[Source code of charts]
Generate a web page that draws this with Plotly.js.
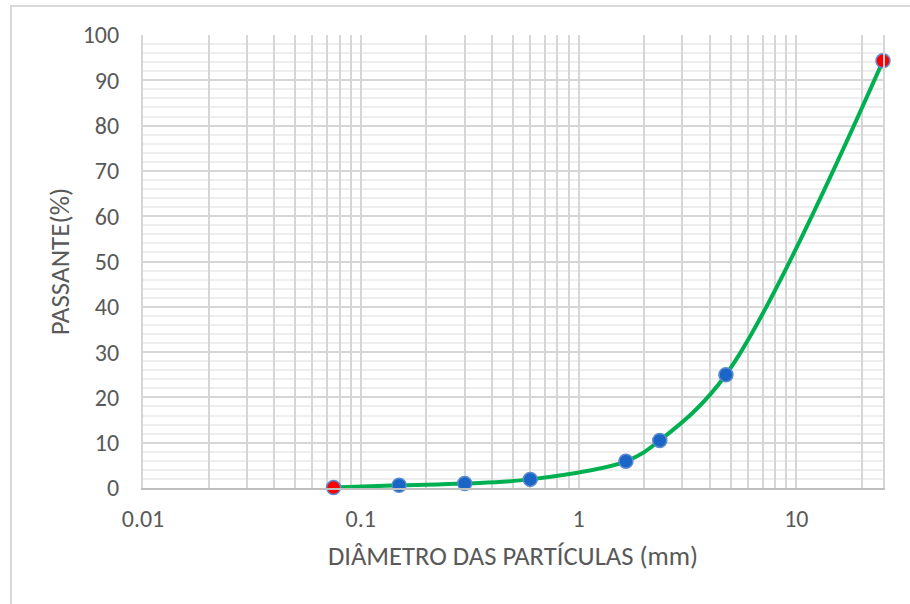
<!DOCTYPE html>
<html>
<head>
<meta charset="utf-8">
<script src="https://cdn.plot.ly/plotly-3.0.1.min.js"></script>
<style>
  html, body { margin: 0; padding: 0; background: #fff; overflow: hidden; }
  #wrap { position: relative; width: 910px; height: 604px; }
  #frame { position: absolute; left: 10px; top: 5px; width: 940px; height: 640px;
           border: 2px solid #d9d9d9; box-sizing: border-box; pointer-events: none; }
  #chart { position: absolute; left: 0; top: 0; width: 910px; height: 604px; }
</style>
</head>
<body>
<div id="wrap">
  <div id="chart"></div>
  <div id="frame"></div>
</div>
<script>
// Data
const diametro = [0.075, 0.15, 0.3, 0.6, 1.65, 2.36, 4.75, 25];
const passante = [0.1, 0.6, 1.0, 1.9, 5.9, 10.5, 25.0, 94.3];

const xTickVals = [0.01, 0.1, 1, 10];
const xTickText = ['0.01', '0.1', '1', '10'];
const xMin = 0.01, xMax = 25;

const titleX = 'DIÂMETRO DAS PARTÍCULAS (mm)';
const titleY = 'PASSANTE(%)';

// Grid positions: every 1..9 multiple within each decade (built, not data)
const gridVals = [];
for (let d = -2; d <= 1; d++) {
  for (let m = 1; m <= 9; m++) {
    const v = m * Math.pow(10, d);
    if (v <= xMax) gridVals.push(v);
  }
}
const gridText = gridVals.map(v => {
  const i = xTickVals.findIndex(t => Math.abs(t - v) < 1e-9);
  return i >= 0 ? xTickText[i] : '';
});

const BLUE = '#1a65c6', RED = '#ff0000', EDGE = '#5b8bd0';
const markerColors = diametro.map((_, i) => (i === 0 || i === diametro.length - 1) ? RED : BLUE);

const FONT = 'Calibri, Carlito, Lato, "Open Sans", sans-serif';
const TXT = '#595959';

const traces = [{
  x: diametro,
  y: passante,
  type: 'scatter',
  mode: 'lines+markers',
  line: { color: '#00b050', width: 4, shape: 'spline', smoothing: 1 },
  marker: { size: 14, color: markerColors, line: { color: EDGE, width: 1.5 } },
  cliponaxis: false,
  hoverinfo: 'x+y'
}];

const layout = {
  width: 910, height: 604,
  margin: { l: 143, r: 27, t: 35, b: 116 },
  paper_bgcolor: '#ffffff',
  plot_bgcolor: '#ffffff',
  showlegend: false,
  font: { family: FONT, color: TXT, size: 24 },
  xaxis: {
    type: 'log',
    range: [Math.log10(xMin), Math.log10(xMax)],
    tickmode: 'array',
    tickvals: gridVals,
    ticktext: gridText,
    ticks: '',
    showgrid: true,
    gridcolor: '#d6d6d6',
    gridwidth: 2,
    zeroline: false,
    showline: true,
    linecolor: '#bfbfbf',
    linewidth: 2,
    tickfont: { family: FONT, color: TXT, size: 24 },
    ticklabelstandoff: 8,
    title: { text: titleX, font: { family: FONT, color: TXT, size: 26.6 }, standoff: 15 },
    automargin: false,
    fixedrange: true
  },
  yaxis: {
    range: [0, 100],
    tickmode: 'linear',
    tick0: 0,
    dtick: 10,
    ticks: '',
    showgrid: true,
    gridcolor: '#d6d6d6',
    gridwidth: 2,
    minor: { dtick: 2, showgrid: true, gridcolor: '#eeeeee', gridwidth: 2, ticks: '' },
    zeroline: false,
    showline: true,
    mirror: true,
    linecolor: '#d6d6d6',
    linewidth: 2,
    tickfont: { family: FONT, color: TXT, size: 24 },
    ticklabelstandoff: 17,
    title: { text: titleY, font: { family: FONT, color: TXT, size: 27 }, standoff: 5 },
    automargin: false,
    fixedrange: true
  }
};

Plotly.newPlot('chart', traces, layout, { displayModeBar: false, staticPlot: true });
</script>
</body>
</html>
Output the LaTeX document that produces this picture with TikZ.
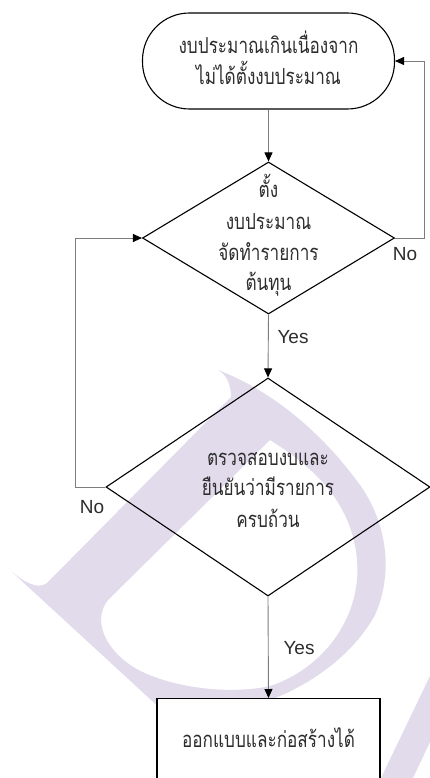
\documentclass[tikz,border=0pt]{standalone}
\usepackage{fontspec}
\setmainfont{Liberation Sans}
\newfontfamily\thaifont[Script=Thai,FakeStretch=0.78]{Loma}
\usetikzlibrary{shapes.geometric,arrows.meta}
\definecolor{wm}{RGB}{226,219,236}
\definecolor{txt}{RGB}{45,45,45}
\definecolor{lne}{RGB}{125,125,125}
\begin{document}
\begin{tikzpicture}[x=1pt,y=-1pt,
  outl/.style={draw=black,line width=1.1pt},
  term/.style={outl,rectangle,rounded corners=47pt,minimum width=252pt,minimum height=96pt,inner sep=0pt},
  dia/.style={outl,diamond,inner sep=0pt},
  proc/.style={outl,fill=white,rectangle,inner sep=0pt},
  th/.style={font=\thaifont\fontsize{22}{26}\selectfont,text=txt,inner sep=0pt,anchor=base},
  lbl/.style={font=\fontsize{19}{21}\selectfont,text=txt,inner sep=0pt},
  conn/.style={draw=lne,line width=0.9pt,-{Triangle[length=9pt,width=8pt,color=black]}}
]
\clip (0,0) rectangle (430,778);
\fill[white] (0,0) rectangle (430,778);
% watermark
\fill[wm, even odd rule] (218,370) .. controls (226,374) and (231,384) .. (231,397) -- (47,583)
  .. controls (38,590) and (24,582) .. (12,572) -- (200,745) -- (245,745) -- (255,705)
  .. controls (300,692) and (350,660) .. (375,615) .. controls (395,570) and (385,520) .. (360,485)
  .. controls (320,430) and (270,390) .. (218,370) -- cycle
  (270,440) .. controls (310,465) and (352,500) .. (357,560) .. controls (362,620) and (320,670) .. (270,686)
  .. controls (230,695) and (170,688) .. (135,668) .. controls (105,650) and (92,620) .. (108,600) -- cycle;
\fill[wm] (430,676) -- (381,778) -- (413,778) -- (430,742) -- cycle;

% shapes
\node[term] (start) at (268.5,61) {};
\node[th] (s1) at (268.5,54) {งบประมาณเกินเนื่องจาก};
\node[th] (s2) at (268.5,85) {ไม่ได้ตั้งงบประมาณ};

\node[dia,minimum width=252pt,minimum height=152pt] (d1) at (268.5,238) {};
\node[th] (d1a) at (268.5,197) {ตั้ง};
\node[th] (d1b) at (268.5,229) {งบประมาณ};
\node[th] (d1c) at (268.5,260) {จัดทำรายการ};
\node[th] (d1d) at (268.5,290) {ต้นทุน};

\node[dia,minimum width=324pt,minimum height=218pt] (d2) at (268,487) {};
\node[th] (d2a) at (268,465) {ตรวจสอบงบและ};
\node[th] (d2b) at (268,495) {ยืนยันว่ามีรายการ};
\node[th] (d2c) at (268,527) {ครบถ้วน};

\node[proc,minimum width=223pt,minimum height=90pt,anchor=north] (box) at (268.5,698) {};
\node[th] (bt) at (268.5,747) {ออกแบบและก่อสร้างได้};

% connectors
\draw[conn] (start.south) -- (d1.north);
\draw[conn] (d1.south) -- (d2.north);
\draw[conn] (d2.south) -- (box.north);
\coordinate (rc) at (424,61);
\draw[conn] (d1.east) -| (rc) -- (start.east);
\coordinate (lc) at (75,238);
\draw[conn] (d2.west) -| (lc) -- (d1.west);

% labels
\node[lbl] (y1) at (293,337) {Yes};
\node[lbl] (y2) at (299,648) {Yes};
\node[lbl] (n1) at (405,254) {No};
\node[lbl] (n2) at (92,507) {No};
\end{tikzpicture}
\end{document}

**What is needed**
Write out the entries above word for word. Do not include the pictures.

**Full output**
Generate a web page that draws this with Plotly.js.
<!DOCTYPE html>
<html>
<head>
<meta charset="utf-8">
<script src="https://cdn.plot.ly/plotly-3.0.1.min.js"></script>
<style>
  html, body { margin: 0; padding: 0; background: #fff; overflow: hidden; }
  #wrap { position: relative; width: 910px; height: 604px; }
  #frame { position: absolute; left: 10px; top: 5px; width: 940px; height: 640px;
           border: 2px solid #d9d9d9; box-sizing: border-box; pointer-events: none; }
  #chart { position: absolute; left: 0; top: 0; width: 910px; height: 604px; }
</style>
</head>
<body>
<div id="wrap">
  <div id="chart"></div>
  <div id="frame"></div>
</div>
<script>
// Data
const diametro = [0.075, 0.15, 0.3, 0.6, 1.65, 2.36, 4.75, 25];
const passante = [0.1, 0.6, 1.0, 1.9, 5.9, 10.5, 25.0, 94.3];

const xTickVals = [0.01, 0.1, 1, 10];
const xTickText = ['0.01', '0.1', '1', '10'];
const xMin = 0.01, xMax = 25;

const titleX = 'DIÂMETRO DAS PARTÍCULAS (mm)';
const titleY = 'PASSANTE(%)';

// Grid positions: every 1..9 multiple within each decade (built, not data)
const gridVals = [];
for (let d = -2; d <= 1; d++) {
  for (let m = 1; m <= 9; m++) {
    const v = m * Math.pow(10, d);
    if (v <= xMax) gridVals.push(v);
  }
}
const gridText = gridVals.map(v => {
  const i = xTickVals.findIndex(t => Math.abs(t - v) < 1e-9);
  return i >= 0 ? xTickText[i] : '';
});

const BLUE = '#1a65c6', RED = '#ff0000', EDGE = '#5b8bd0';
const markerColors = diametro.map((_, i) => (i === 0 || i === diametro.length - 1) ? RED : BLUE);

const FONT = 'Calibri, Carlito, Lato, "Open Sans", sans-serif';
const TXT = '#595959';

const traces = [{
  x: diametro,
  y: passante,
  type: 'scatter',
  mode: 'lines+markers',
  line: { color: '#00b050', width: 4, shape: 'spline', smoothing: 1 },
  marker: { size: 14, color: markerColors, line: { color: EDGE, width: 1.5 } },
  cliponaxis: false,
  hoverinfo: 'x+y'
}];

const layout = {
  width: 910, height: 604,
  margin: { l: 143, r: 27, t: 35, b: 116 },
  paper_bgcolor: '#ffffff',
  plot_bgcolor: '#ffffff',
  showlegend: false,
  font: { family: FONT, color: TXT, size: 24 },
  xaxis: {
    type: 'log',
    range: [Math.log10(xMin), Math.log10(xMax)],
    tickmode: 'array',
    tickvals: gridVals,
    ticktext: gridText,
    ticks: '',
    showgrid: true,
    gridcolor: '#d6d6d6',
    gridwidth: 2,
    zeroline: false,
    showline: true,
    linecolor: '#bfbfbf',
    linewidth: 2,
    tickfont: { family: FONT, color: TXT, size: 24 },
    ticklabelstandoff: 8,
    title: { text: titleX, font: { family: FONT, color: TXT, size: 26.6 }, standoff: 15 },
    automargin: false,
    fixedrange: true
  },
  yaxis: {
    range: [0, 100],
    tickmode: 'linear',
    tick0: 0,
    dtick: 10,
    ticks: '',
    showgrid: true,
    gridcolor: '#d6d6d6',
    gridwidth: 2,
    minor: { dtick: 2, showgrid: true, gridcolor: '#eeeeee', gridwidth: 2, ticks: '' },
    zeroline: false,
    showline: true,
    mirror: true,
    linecolor: '#d6d6d6',
    linewidth: 2,
    tickfont: { family: FONT, color: TXT, size: 24 },
    ticklabelstandoff: 17,
    title: { text: titleY, font: { family: FONT, color: TXT, size: 27 }, standoff: 5 },
    automargin: false,
    fixedrange: true
  }
};

Plotly.newPlot('chart', traces, layout, { displayModeBar: false, staticPlot: true });
</script>
</body>
</html>
Output the LaTeX document that produces this picture with TikZ.
\documentclass[tikz,border=0pt]{standalone}
\usepackage{fontspec}
\setmainfont{Liberation Sans}
\newfontfamily\thaifont[Script=Thai,FakeStretch=0.78]{Loma}
\usetikzlibrary{shapes.geometric,arrows.meta}
\definecolor{wm}{RGB}{226,219,236}
\definecolor{txt}{RGB}{45,45,45}
\definecolor{lne}{RGB}{125,125,125}
\begin{document}
\begin{tikzpicture}[x=1pt,y=-1pt,
  outl/.style={draw=black,line width=1.1pt},
  term/.style={outl,rectangle,rounded corners=47pt,minimum width=252pt,minimum height=96pt,inner sep=0pt},
  dia/.style={outl,diamond,inner sep=0pt},
  proc/.style={outl,fill=white,rectangle,inner sep=0pt},
  th/.style={font=\thaifont\fontsize{22}{26}\selectfont,text=txt,inner sep=0pt,anchor=base},
  lbl/.style={font=\fontsize{19}{21}\selectfont,text=txt,inner sep=0pt},
  conn/.style={draw=lne,line width=0.9pt,-{Triangle[length=9pt,width=8pt,color=black]}}
]
\clip (0,0) rectangle (430,778);
\fill[white] (0,0) rectangle (430,778);
% watermark
\fill[wm, even odd rule] (218,370) .. controls (226,374) and (231,384) .. (231,397) -- (47,583)
  .. controls (38,590) and (24,582) .. (12,572) -- (200,745) -- (245,745) -- (255,705)
  .. controls (300,692) and (350,660) .. (375,615) .. controls (395,570) and (385,520) .. (360,485)
  .. controls (320,430) and (270,390) .. (218,370) -- cycle
  (270,440) .. controls (310,465) and (352,500) .. (357,560) .. controls (362,620) and (320,670) .. (270,686)
  .. controls (230,695) and (170,688) .. (135,668) .. controls (105,650) and (92,620) .. (108,600) -- cycle;
\fill[wm] (430,676) -- (381,778) -- (413,778) -- (430,742) -- cycle;

% shapes
\node[term] (start) at (268.5,61) {};
\node[th] (s1) at (268.5,54) {งบประมาณเกินเนื่องจาก};
\node[th] (s2) at (268.5,85) {ไม่ได้ตั้งงบประมาณ};

\node[dia,minimum width=252pt,minimum height=152pt] (d1) at (268.5,238) {};
\node[th] (d1a) at (268.5,197) {ตั้ง};
\node[th] (d1b) at (268.5,229) {งบประมาณ};
\node[th] (d1c) at (268.5,260) {จัดทำรายการ};
\node[th] (d1d) at (268.5,290) {ต้นทุน};

\node[dia,minimum width=324pt,minimum height=218pt] (d2) at (268,487) {};
\node[th] (d2a) at (268,465) {ตรวจสอบงบและ};
\node[th] (d2b) at (268,495) {ยืนยันว่ามีรายการ};
\node[th] (d2c) at (268,527) {ครบถ้วน};

\node[proc,minimum width=223pt,minimum height=90pt,anchor=north] (box) at (268.5,698) {};
\node[th] (bt) at (268.5,747) {ออกแบบและก่อสร้างได้};

% connectors
\draw[conn] (start.south) -- (d1.north);
\draw[conn] (d1.south) -- (d2.north);
\draw[conn] (d2.south) -- (box.north);
\coordinate (rc) at (424,61);
\draw[conn] (d1.east) -| (rc) -- (start.east);
\coordinate (lc) at (75,238);
\draw[conn] (d2.west) -| (lc) -- (d1.west);

% labels
\node[lbl] (y1) at (293,337) {Yes};
\node[lbl] (y2) at (299,648) {Yes};
\node[lbl] (n1) at (405,254) {No};
\node[lbl] (n2) at (92,507) {No};
\end{tikzpicture}
\end{document}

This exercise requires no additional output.